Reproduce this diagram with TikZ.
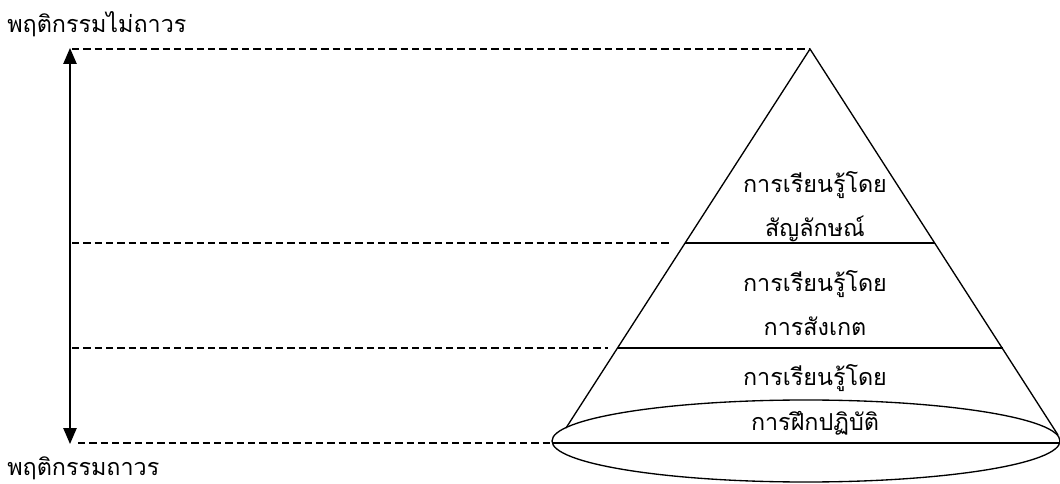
\documentclass[tikz,border=0pt]{standalone}
\usepackage{fontspec}
\newfontfamily\thaifont[Script=Thai]{Loma}
\usetikzlibrary{arrows.meta}
\begin{document}
\begin{tikzpicture}[x=0.75pt,y=-0.75pt,
  lbl/.style={font=\thaifont\fontsize{17.5}{19}\selectfont, inner sep=0pt},
  guide/.style={dashed, dash pattern=on 5.5pt off 3pt, line width=0.9pt},
  edge/.style={line width=1pt}]
\useasboundingbox (0,0) rectangle (1060,484);

% apex, base ellipse and layer boundaries
\coordinate (apex) at (810,49);
\coordinate (bl) at (566,428);
\coordinate (br) at (1058,435);
\coordinate (l1) at (685,243);
\coordinate (r1) at (935,243);
\coordinate (l2) at (618,348);
\coordinate (r2) at (1003,348);

\draw[edge] (806,441) ellipse [x radius=254, y radius=41];
\draw[edge] (552,443) -- (1060,443);
\draw[edge] (bl) -- (apex) -- (br);
\draw[edge] (l1) -- (r1);
\draw[edge] (l2) -- (r2);

% dashed reference levels
\coordinate (a0) at (72,49);
\coordinate (a1) at (72,243);
\coordinate (a2) at (72,348);
\coordinate (a3) at (78,443);
\coordinate (e1) at (672,243);
\coordinate (e2) at (608,348);
\coordinate (e3) at (552,443);
\draw[guide] (a0) -- (apex);
\draw[guide] (a1) -- (e1);
\draw[guide] (a2) -- (e2);
\draw[guide] (a3) -- (e3);

% scale arrow
\coordinate (top) at (70,48);
\coordinate (bot) at (70,444);
\draw[line width=1.1pt, {Triangle[length=12pt,width=10pt]}-{Triangle[length=12pt,width=10pt]}] (top) -- (bot);

% labels
\node[lbl, anchor=west] (tl) at (7,24) {พฤติกรรมไม่ถาวร};
\node[lbl, anchor=west] (bl2) at (7,468) {พฤติกรรมถาวร};

\node[lbl] (s1) at (815,185) {การเรียนรู้โดย};
\node[lbl] (s2) at (815,229) {สัญลักษณ์};
\node[lbl] (o1) at (815,284) {การเรียนรู้โดย};
\node[lbl] (o2) at (815,326) {การสังเกต};
\node[lbl] (p1) at (815,378) {การเรียนรู้โดย};
\node[lbl] (p2) at (815,423) {การฝึกปฏิบัติ};
\end{tikzpicture}
\end{document}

============================================================

WORK TO DO: Please reproduce the listing exactly from its opening line through the line that contains "(r2) at (1003,348);", both included, with all pictures omitted.

RESULT:
Reproduce this diagram with TikZ.
\documentclass[tikz,border=0pt]{standalone}
\usepackage{fontspec}
\newfontfamily\thaifont[Script=Thai]{Loma}
\usetikzlibrary{arrows.meta}
\begin{document}
\begin{tikzpicture}[x=0.75pt,y=-0.75pt,
  lbl/.style={font=\thaifont\fontsize{17.5}{19}\selectfont, inner sep=0pt},
  guide/.style={dashed, dash pattern=on 5.5pt off 3pt, line width=0.9pt},
  edge/.style={line width=1pt}]
\useasboundingbox (0,0) rectangle (1060,484);

% apex, base ellipse and layer boundaries
\coordinate (apex) at (810,49);
\coordinate (bl) at (566,428);
\coordinate (br) at (1058,435);
\coordinate (l1) at (685,243);
\coordinate (r1) at (935,243);
\coordinate (l2) at (618,348);
\coordinate (r2) at (1003,348);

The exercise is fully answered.